Why aren’t female music engineers nominated for Junos?

By Lindsay Dunn

The Grammy Awards made headlines this year for multiple reasons, from Diana Ross wishing herself a happy birthday at the end of her performance, to former U.S. first lady Michelle Obama making a surprise cameo. Emily Lazar also became the first woman mastering engineer ever to take home the ‘best engineered album (non-classical)’ Grammy.

This weekend, the Juno Awards will be handed out in London, Ont., and they too could have made history but it won’t happen. Over the Junos’ 48-year history, not once has a woman been nominated for the ‘recording engineer of the year’ award.


“I’m a little baffled by that,” audio engineer Jill Zimmermann told CityNews. “There are a lot that have been outstanding (and) that have done a great job on a lot of albums.”

Zimmermann is an audio engineer working out of Jukasa Studios in Hamilton. She has a pretty impressive resume — from working on July Talk’s Juno Award-winning album Touch to Alexisonfire’s highly-anticipated new material. Although Zimmermann said for the most part everyone has treated her with respect and as an equal, there are still moments where she is reminded that she works in a male-dominated industry.

“Last year someone said ‘you have worked here for four years, do you want to keep interning?’ And I’m like ‘I am not an intern!’ It’s this kind of assumption that always puts you a step back. And after a day of thinking about it, you then try and push even more to not be mistaken as someone’s girlfriend, or the secretary, or the intern.”

Less than five per cent of music engineers in Canada are women. Juno Awards president and Canadian Academy of Recording Arts and Sciences CEO Allan Reid said he is aware of the lack of diversity in the category.

“It’s a process that is going to take time to change,” Reid said from the Juno Awards office in downtown Toronto.

“I think in the technical fields you are slowly seeing a change. We want to make sure that young girls and young women have access to instruments in those kinds of programs when they are trying to make those career decisions early on.”

The male-dominated categories are not a new issue for the Junos or other awards shows. In 2017, Canadian singers Tegan and Sara issued a statement after they were nominated for three awards that year when they noticed a lack of diversity.

“It is with tremendous respect and absolutely no judgement of each nominee’s well-deserved accomplishments that we take this moment to address the disappointing number of women nominated in many of the various categories,” the statement read.

“In eight categories no women were recognized at all, and in over 12 additional categories only one in five of the nominees included a woman. Specifically in the areas of production and engineering, it is discouraging to not see a single woman represented”

Fast forward to 2019 and not much has changed. Every producer nominated this year is a man.
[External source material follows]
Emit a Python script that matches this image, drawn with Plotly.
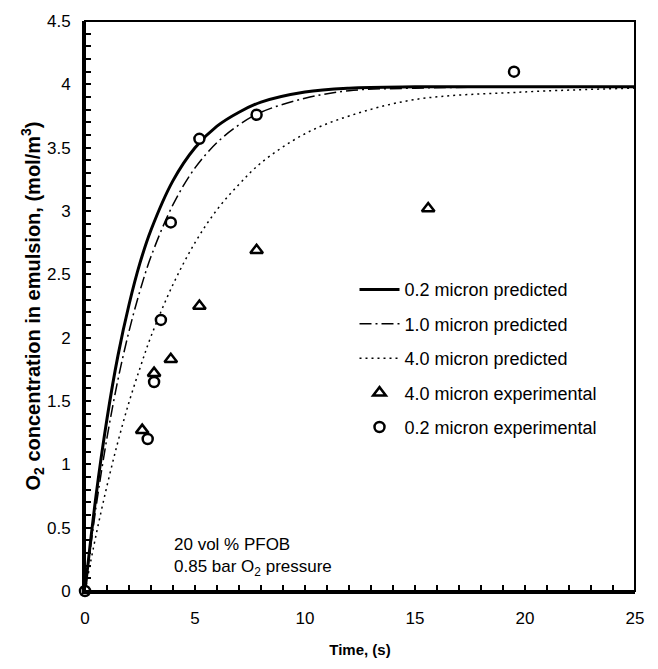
import plotly.graph_objects as go

# Time grid for model curves (s)
t_model = [0, 0.5, 1, 1.5, 2, 2.5, 3, 4, 5, 6, 7, 8, 10, 12, 15, 20, 25]
pred_02 = [0, 0.75, 1.36, 1.86, 2.26, 2.59, 2.85, 3.24, 3.50, 3.67, 3.78, 3.86, 3.94, 3.97, 3.98, 3.98, 3.98]
pred_10 = [0, 0.66, 1.21, 1.67, 2.05, 2.37, 2.64, 3.05, 3.34, 3.54, 3.68, 3.78, 3.89, 3.95, 3.97, 3.98, 3.98]
pred_40 = [0, 0.44, 0.83, 1.18, 1.49, 1.76, 2.01, 2.42, 2.75, 3.01, 3.21, 3.38, 3.61, 3.75, 3.88, 3.94, 3.97]

# Experimental data
t_exp40 = [2.6, 3.14, 3.9, 5.2, 7.8, 15.6]
c_exp40 = [1.27, 1.72, 1.83, 2.25, 2.69, 3.02]
t_exp02 = [0, 2.85, 3.14, 3.45, 3.9, 5.2, 7.8, 19.5]
c_exp02 = [0, 1.20, 1.65, 2.14, 2.91, 3.57, 3.76, 4.10]

FONT = "Arial, Liberation Sans, sans-serif"

fig = go.Figure()
fig.add_trace(go.Scatter(x=t_model, y=pred_02, mode="lines", name="0.2 micron predicted",
                         line=dict(color="black", width=3, shape="spline"), legendgroup="a"))
fig.add_trace(go.Scatter(x=t_model, y=pred_10, mode="lines", name="1.0 micron predicted",
                         line=dict(color="black", width=1.5, dash="12px,4px,2px,4px", shape="spline"), legendgroup="b"))
fig.add_trace(go.Scatter(x=t_model, y=pred_40, mode="lines", name="4.0 micron predicted",
                         line=dict(color="black", width=1.5, dash="2px,4px", shape="spline"), legendgroup="c"))
fig.add_trace(go.Scatter(x=t_exp40, y=c_exp40, mode="markers", name="4.0 micron experimental",
                         marker=dict(symbol="triangle-up", size=11, color="white", line=dict(width=2.5, color="black")),
                         legendgroup="d", cliponaxis=False))
fig.add_trace(go.Scatter(x=t_exp02, y=c_exp02, mode="markers", name="0.2 micron experimental",
                         marker=dict(symbol="circle", size=10, color="white", line=dict(width=2.5, color="black")),
                         legendgroup="e", cliponaxis=False))

fig.add_annotation(x=0.158, y=0.017, xref="paper", yref="paper", xanchor="left", yanchor="bottom",
                   text="20 vol % PFOB<br>0.85 bar O<sub>2</sub> pressure", showarrow=False, align="left",
                   font=dict(family=FONT, size=17, color="black"))

fig.add_shape(type="rect", xref="paper", yref="paper", x0=0, y0=0, x1=1, y1=1,
              line=dict(color="black", width=2))

fig.update_layout(
    width=658, height=669,
    margin=dict(l=85, r=23, t=12, b=74),
    paper_bgcolor="white", plot_bgcolor="white",
    font=dict(family=FONT, size=17, color="black"),
    showlegend=True,
    legend=dict(x=0.49, y=0.561, xanchor="left", yanchor="top", bgcolor="rgba(0,0,0,0)",
                font=dict(family=FONT, size=18), tracegroupgap=8, itemwidth=40),
)
fig.update_xaxes(range=[0, 25], dtick=5, tick0=0, showgrid=False, zeroline=False,
                 showline=True, linewidth=3, linecolor="black",
                 ticks="inside", ticklen=6, tickwidth=2, tickcolor="black",
                 minor=dict(dtick=1, ticks="inside", ticklen=6, tickwidth=2, tickcolor="black"),
                 tickfont=dict(size=17), ticklabelstandoff=10,
                 title=dict(text="<b>Time, (s)</b>", font=dict(size=15), standoff=18))
fig.update_yaxes(range=[0, 4.5], dtick=0.5, tick0=0, showgrid=False, zeroline=False,
                 showline=True, linewidth=3, linecolor="black",
                 ticks="inside", ticklen=6, tickwidth=2, tickcolor="black",
                 minor=dict(dtick=0.1, ticks="inside", ticklen=6, tickwidth=2, tickcolor="black"),
                 tickfont=dict(size=17), ticklabelstandoff=8,
                 title=dict(text="<b>O<sub>2</sub> concentration in emulsion, (mol/m<sup>3</sup>)</b>",
                            font=dict(size=20), standoff=0))

fig.write_html("out.html")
In the ‘rock album of the year’ category, every nominee is a man. Since that award was handed out for the first time at the Junos in 1996 only once has a female won. That was Alanis Morissette for her album Jagged Little Pill. Only once since then has a female led rock band been nominated.



Sometimes, the pendulum does swing the other way. Historically, the ‘jazz vocal album of the year’ category has included both men and women, but this year, only women were nominated.